Dentre estes países, a voz mais eloquente no momento é de Kaja Kallas, uma política de centro-direita cujo pai foi primeiro-ministro e que praticamente desenha para quem não consegue entender por que é inaceitável um hipotético acordo de paz que permitisse à Rússia manter suas conquistas territoriais na Ucrânia.
“Nós tivemos paz depois da II Guerra Mundial, mas as atrocidades contra nosso povo começaram ou continuaram nessa época”, disse ao New York Times. O olhar matador que ela disparou, numa reunião de líderes europeus, na direção de Emmanuel Macron, o presidente que insiste numa também hipotética paz que não “esmague” a Rússia, resume tacitamente suas convicções.
Ser a líder de uma nação que a maioria das pessoas tem dificuldade em localizar no mapa, com população comparável a Duque de Caxias, no estado do Rio de Janeiro, com 300 quilômetros de fronteira com o maior país do mundo, sem nenhuma certeza de que os Estados Unidos e o resto da Otan se arriscariam a uma III Guerra Mundial para defendê-la, ajuda muito a primeira-ministra de 45 anos a manter o foco. Ela não diz “eu bem que avisei”, sobre os alertas feitos em relação a Putin antes da guerra, mas não para de repetir a mensagem.
“Quando as pessoas não sabem que você existe, não vão reparar quando você desaparecer”, declarou ao Spiegel sobre o espaço que os estonianos acreditam ter conquistado com o pioneirismo na digitalização, que é também uma estratégia nacional de sobrevivência no caso de uma invasão russa.
Num país que compartilha o famoso distanciamento nórdico, Kaja Kallas circula por qualquer ambiente sem suscitar aglomerações nem pedidos de selfies.
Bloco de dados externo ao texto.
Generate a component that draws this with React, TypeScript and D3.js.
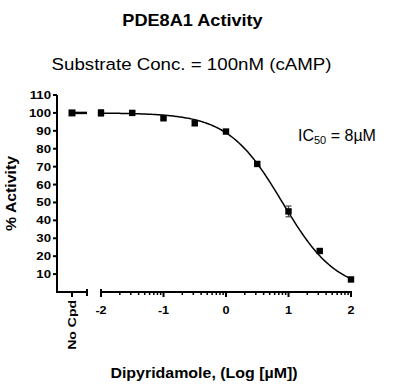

Tem concorrência em matéria de linha dura nos vizinhos.
Rihard Kols, parlamentar da Letônia, ganhou a internet na semana passada, ao trovejar contra a participação de uma delegação russa numa reunião em Viena da Organização para a Segurança e a Cooperação na Europa.
“Se eu fosse uma testemunha e me perguntassem quem são os criminosos de guerra, eu apontaria direto para o pessoal na fileira do fundo”, disse o loiríssimo Kols.
“É uma desgraça que essa delegação esteja aqui”, protestou, encerrando o discurso com uma citação literal, e na língua original, do militar ucraniano que respondeu famosamente, na Ilha das Cobras, ao aviso do navio de guerra russo de que a minúscula guarnição deveria se render. “Navio de guerra russo, vá se danar”, disse ele – a expressão foi abrandada – e repetiu Rihard Kols em Viena.
As bálticos fazem coro, veementemente. A história ainda tem marcas em carne viva na maioria das famílias e museus da ocupação relembram o que aconteceu nos anos mais trágicos: invasão soviética em 1940, invasão nazista em 1941 e, em 1944, soviética de novo, selando os anos de chumbo que só seriam superados com a mais poética das revoluções de 1989 na Europa Oriental. Cantando hinos patrióticos e fazendo uma corrente humana com dois milhões de pessoas entre os três países, eles conquistaram a independência. É inimaginável que a percam.